Goodbye, car showrooms
It was like ‘the Apple Store is down,’ but for cars. Yesterday, Tesla temporarily closed its online store and put up a holding page teasing a special product announcement.
That announcement turned out to be two things: firstly, the long-promised $35,000 version of the Tesla Model 3 – the 'accessibly priced’ Tesla – was finally going on sale
But more interestingly if you’re not in the market for a car right now, that lower price was in part made possible by cost-cutting elsewhere. Tesla is to close its showrooms around the world and focus solely on online sales
While a few showrooms will remain open purely to showcase the vehicles (you won’t be able to buy from them), Tesla is making a leap of faith that its brand name will be enough for car buyers to leave the old way of doing things behind.
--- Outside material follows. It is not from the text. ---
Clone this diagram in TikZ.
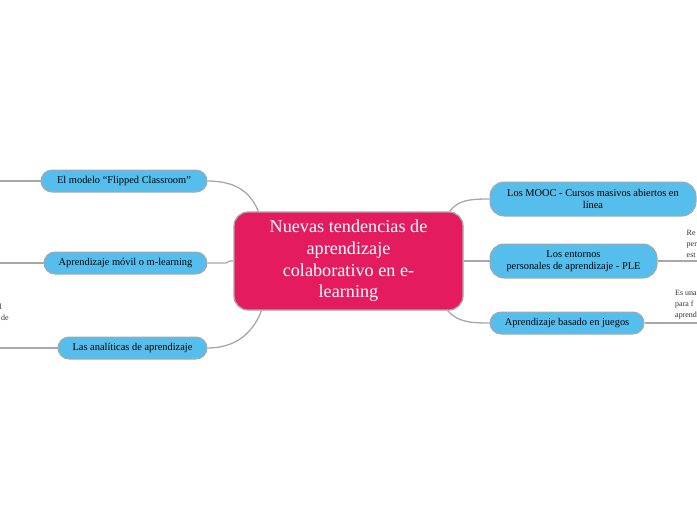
\documentclass[tikz,border=0pt]{standalone}
\usepackage{fontspec}
\setmainfont{Liberation Serif}
\usetikzlibrary{positioning,calc}
\definecolor{hubred}{RGB}{228,27,94}
\definecolor{topicblue}{RGB}{86,190,236}
\definecolor{edgegray}{RGB}{168,168,168}

\tikzset{
  hub/.style={draw=edgegray, line width=1.3pt, fill=hubred, rounded corners=14pt,
    text=white, font=\fontsize{18.2}{21.7}\selectfont, align=center,
    minimum width=229pt, minimum height=98pt, inner sep=0pt},
  topic/.style={draw=edgegray, line width=1pt, fill=topicblue, rounded corners=11pt,
    font=\fontsize{10.4}{12}\selectfont, align=center, minimum height=22pt, inner sep=0pt},
  link/.style={edgegray, line width=1.3pt},
  note/.style={font=\fontsize{8}{11}\selectfont, text=black!80, inner sep=0pt}
}

\begin{document}
\begin{tikzpicture}[x=1pt, y=-1pt]
    \useasboundingbox (0,0) rectangle (697,520);
    \clip (0,0) rectangle (697,520);

    % Central idea
    \node[hub] (hub) at (348.5, 261) {Nuevas tendencias de\\aprendizaje\\colaborativo en e-\\learning};

    % Left branches
    \node[topic, minimum width=166pt] (flip) at (124, 181) {El modelo “Flipped Classroom”};
    \node[topic, minimum width=163pt] (movil) at (125.5, 263) {Aprendizaje móvil o m-learning};
    \node[topic, minimum width=149pt] (anal) at (132.5, 348) {Las analíticas de aprendizaje};

    % Right branches
    \node[topic, minimum width=206pt, minimum height=34pt, rounded corners=14pt] (mooc) at (593, 199)
        {Los MOOC - Cursos masivos abiertos en\\línea};
    \node[topic, minimum width=167pt, minimum height=34pt, rounded corners=14pt] (ple) at (573.5, 261)
        {Los entornos\\personales de aprendizaje - PLE};
    \node[topic, minimum width=154pt] (juegos) at (567, 323) {Aprendizaje basado en juegos};

    % Connectors to the hub
    \draw[link] (flip.east) .. controls (240, 181) and (252, 196) .. ($(hub.north west)+(25,0)$);
    \draw[link] (movil.east) -- (226, 263) .. controls (229, 261) .. (hub.west);
    \draw[link] (anal.east) .. controls (240, 348) and (255, 328) .. ($(hub.south west)+(28,0)$);
    \draw[link] ($(hub.north east)+(-14,0)$) .. controls (458, 200) and (470, 199) .. (mooc.west);
    \draw[link] (hub.east) -- (ple.west);
    \draw[link] ($(hub.south east)+(-16,0)$) .. controls (458, 322) and (470, 323) .. (juegos.west);

    % Notes (cut off at the edges)
    \coordinate (lflip) at (0, 181);
    \coordinate (lmovil) at (0, 263);
    \coordinate (lanal) at (0, 348);
    \coordinate (rple) at (697, 261);
    \coordinate (rjuegos) at (697, 323);
    \draw[link] (flip.west) -- (lflip);
    \draw[link] (movil.west) -- (lmovil);
    \draw[link] (anal.west) -- (lanal);
    \draw[link] (ple.east) -- (rple);
    \draw[link] (juegos.east) -- (rjuegos);

    \node[note, anchor=east, align=right] (analnote) at (9, 312) {l\kern7pt\\de};
    \node[note, anchor=west, align=left] (plenote) at (686.5, 243.5) {Re\\per\\est};
    \node[note, anchor=west, align=left] (juegosnote) at (675, 305) {Es una\\para f\\aprend};
\end{tikzpicture}
\end{document}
Instead of booking a test drive with your local dealership, you’ll order online, and when it’s ready your car will be delivered to your door. You’ll then be able to return it within the first seven days or 1,000 miles if you’re unhappy with your purchase.
This is being widely interpreted as a money-saving move. Indeed, even Tesla has explained it as such. But for me, car buying is actually better like this.
It’s just not pleasant to have to book an appointment to spend an hour with a salesperson desperate to seal a deal. When I was looking to buy a car three years ago, I did all my research through YouTube videos and online reviews. I knew exactly what model I wanted.
I still went through the 'testdrive and salesperson’ rigmarole and all it did was show me my research online was right. It wasn’t really necessary. Tesla’s new approach would have been fine for me.
Tesla doesn’t even let you haggle on price so it’s not like there’s any loss there. And while I have sympathies with those who will lose their jobs, it’s a shift in the right direction, overall.
Let’s face it, once autonomous driving is widespread, we’ll just summon a car whenever we need one, and buying a car to own and sit unused 90% of the time will be a niche pursuit.
Until then, let’s at least bring car buying in line with the way we buy other things these days.